Including unknown, known, animals or the speaking clock. It doesn't matter as long as the correct controls are in place.
 
You can prevent collusion with the correct experimental procedure.



If you've controlled for collusion, then you can't turn to it as an explanation if trials with known callers produce results and unknown callers do not. If you did, then you are admitting that you actually didn't control for collusion at all! That's not how science works.

I'd agree with this only with the following one-word modification: If you've successfully controlled for collusion, then you can't turn to it as an explanation if trials with known callers produce results and unknown callers do not.

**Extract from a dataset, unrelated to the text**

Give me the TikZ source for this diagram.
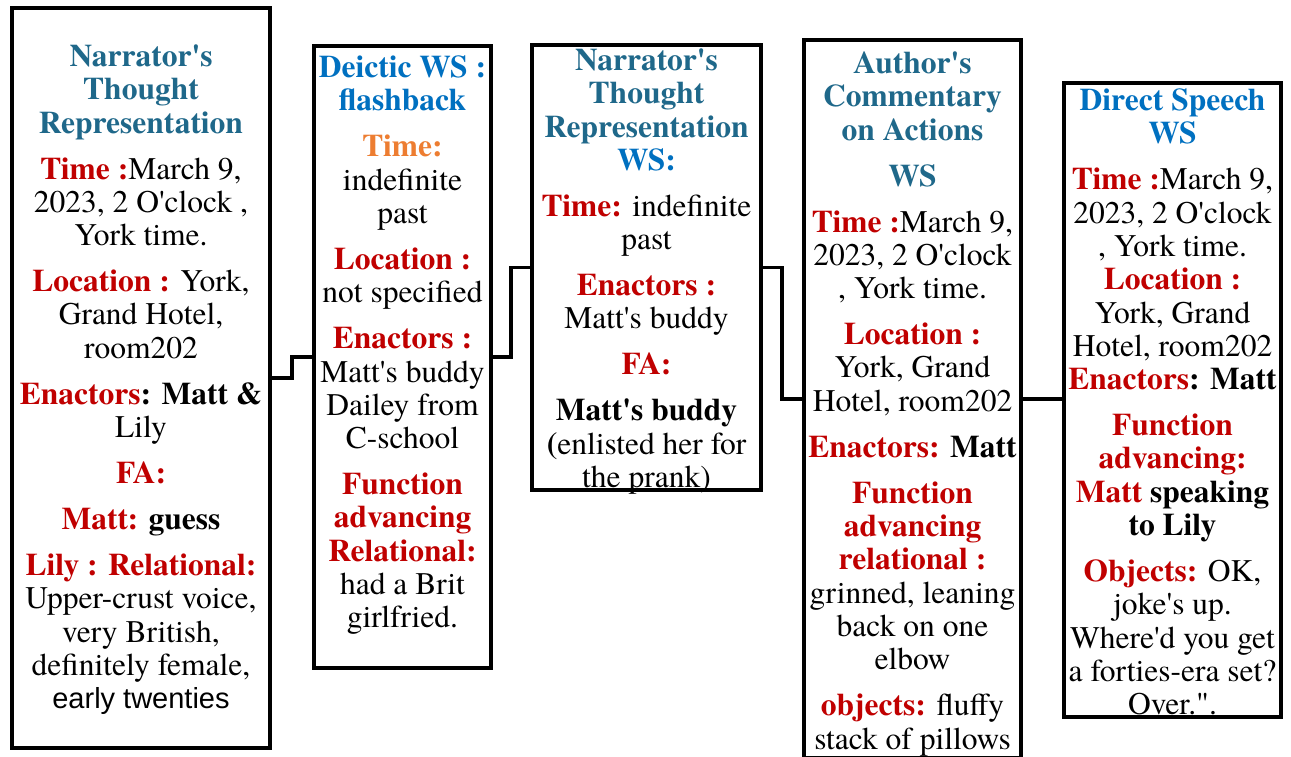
\documentclass[tikz,border=0pt]{standalone}
\usepackage{fontspec}
% Times-metric serif for all box text
\newfontfamily\bodyserif{texgyretermes}[Extension=.otf,
  UprightFont=*-regular, BoldFont=*-bold,
  ItalicFont=*-italic, BoldItalicFont=*-bolditalic]
\newfontfamily\altsans{Liberation Sans}
\definecolor{headteal}{RGB}{31,104,138}
\definecolor{headblue}{RGB}{0,112,192}
\definecolor{labred}{RGB}{192,0,0}
\definecolor{laborange}{RGB}{237,125,49}
\newcommand\rl[1]{\textcolor{labred}{\textbf{#1}}}
\newcommand\hdteal[1]{\textcolor{headteal}{\textbf{#1}}}
\newcommand\hdblue[1]{\textcolor{headblue}{\textbf{#1}}}
\begin{document}
\begin{tikzpicture}[x=1pt,y=-1pt,
  panel/.style={draw=black, line width=3.2pt, fill=white, inner sep=0pt,
    outer sep=0pt, anchor=north west},
  txt/.style={align=center, inner sep=0pt, anchor=north,
    font=\bodyserif\fontsize{31.5}{33.3}\selectfont},
  wire/.style={draw=black, line width=3.2pt, line join=miter}]
\useasboundingbox (0,0) rectangle (1291,756);
\fill[white] (0,0) rectangle (1291,756);

% the five world boxes
\node[panel, minimum width=258pt, minimum height=740pt] (b1) at (12,8) {};
\node[panel, minimum width=177pt, minimum height=622pt] (b2) at (314,46) {};
\node[panel, minimum width=229pt, minimum height=445pt] (b3) at (532,45) {};
\node[panel, minimum width=217pt, minimum height=718pt] (b4) at (804,40) {};
\node[panel, minimum width=217pt, minimum height=634pt] (b5) at (1064,83) {};

% stepped connectors between the boxes
\draw[wire] (b1.east) -- ++(22,0) |- (b2.west);
\draw[wire] (b2.east) -- ++(20,0) |- (b3.west);
\draw[wire] (b3.east) -- ++(21,0) |- (b4.west);
\draw[wire] (b4.east) -- (b4.east -| b5.west);

% box contents
\node[txt] (t1) at ([yshift=-36.5pt]b1.north) {%
\hdteal{Narrator's}\\ \hdteal{Thought}\\ \hdteal{Representation}\\[12.7pt]
\rl{Time :}March 9,\\ 2023, 2 O'clock ,\\ York time.\\[12.7pt]
\rl{Location :} York,\\ Grand Hotel,\\ room202\\[12.7pt]
\rl{Enactors}\textbf{: Matt \&}\\ Lily\\[12.7pt]
\rl{FA:}\\[12.7pt]
\rl{Matt:} \textbf{guess}\\[12.7pt]
\rl{Lily : Relational:}\\ Upper-crust voice,\\ very British,\\ definitely female,\\
{\altsans\fontsize{29}{33.3}\selectfont early twenties}};

\node[txt] (t2) at ([yshift=-9.5pt]b2.north) {%
\hdblue{Deictic WS :}\\ \hdblue{flashback}\\[12.7pt]
\textcolor{laborange}{\textbf{Time:}}\\ indefinite\\ past\\[12.7pt]
\rl{Location :}\\ not specified\\[12.7pt]
\rl{Enactors :}\\ Matt's buddy\\ Dailey from\\ C-school\\[12.7pt]
\rl{Function}\\ \rl{advancing}\\ \rl{Relational:}\\ had a Brit\\ girlfried.};

\node[txt] (t3) at ([yshift=-3.5pt]b3.north) {%
\hdteal{Narrator's}\\ \hdteal{Thought}\\ \hdteal{Representation}\\ \hdblue{WS:}\\[12.7pt]
\rl{Time:} indefinite\\ past\\[12.7pt]
\rl{Enactors :}\\ Matt's buddy\\[12.7pt]
\rl{FA:}\\[12.7pt]
\textbf{Matt's buddy}\\ \textbf{(}enlisted her for\\ the prank)};

\node[txt] (t4) at ([yshift=-11.5pt]b4.north) {%
\hdteal{Author's}\\ \hdteal{Commentary}\\ \hdteal{on Actions}\\[12.7pt]
\hdteal{WS}\\[12.7pt]
\rl{Time :}March 9,\\ 2023, 2 O'clock\\ , York time.\\[12.7pt]
\rl{Location :}\\ York, Grand\\ Hotel, room202\\[12.7pt]
\rl{Enactors:} \textbf{Matt}\\[12.7pt]
\rl{Function}\\ \rl{advancing}\\ \rl{relational :}\\ grinned, leaning\\ back on one\\ elbow\\[12.7pt]
\rl{objects:} fluffy\\ stack of pillows};

\node[txt] (t5) at ([yshift=-5.5pt]b5.north) {%
\hdblue{Direct Speech}\\ \hdblue{WS}\\[12.7pt]
\rl{Time :}March 9,\\ 2023, 2 O'clock\\ , York time.\\
\rl{Location :}\\ York, Grand\\ Hotel, room202\\
\rl{Enactors}\textbf{: Matt}\\[12.7pt]
\rl{Function}\\ \rl{advancing:}\\ \rl{Matt} \textbf{speaking}\\ \textbf{to Lily}\\[12.7pt]
\rl{Objects:} OK,\\ joke's up.\\ Where'd you get\\ a forties-era set?\\ Over.".};
\end{tikzpicture}
\end{document}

I don't want to be pedantic here but claiming you have controlled for collusion, and actually doing it aren't the same thing. Science works by re-examing itself repeatedly, and refining/correcting when appropriate and necessary. Would it be wrong to check the effectiveness of your controls?
 
I'd agree with this only with the following one-word modification: If you've successfully controlled for collusion, then you can't turn to it as an explanation if trials with known callers produce results and unknown callers do not.

I don't want to be pedantic here but claiming you have controlled for collusion, and actually doing it aren't the same thing. Science works by re-examing itself repeatedly, and refining/correcting when appropriate and necessary. Would it be wrong to check the effectiveness of your controls?

Of course not, to your last question. My argument was assuming that successful controls had been established.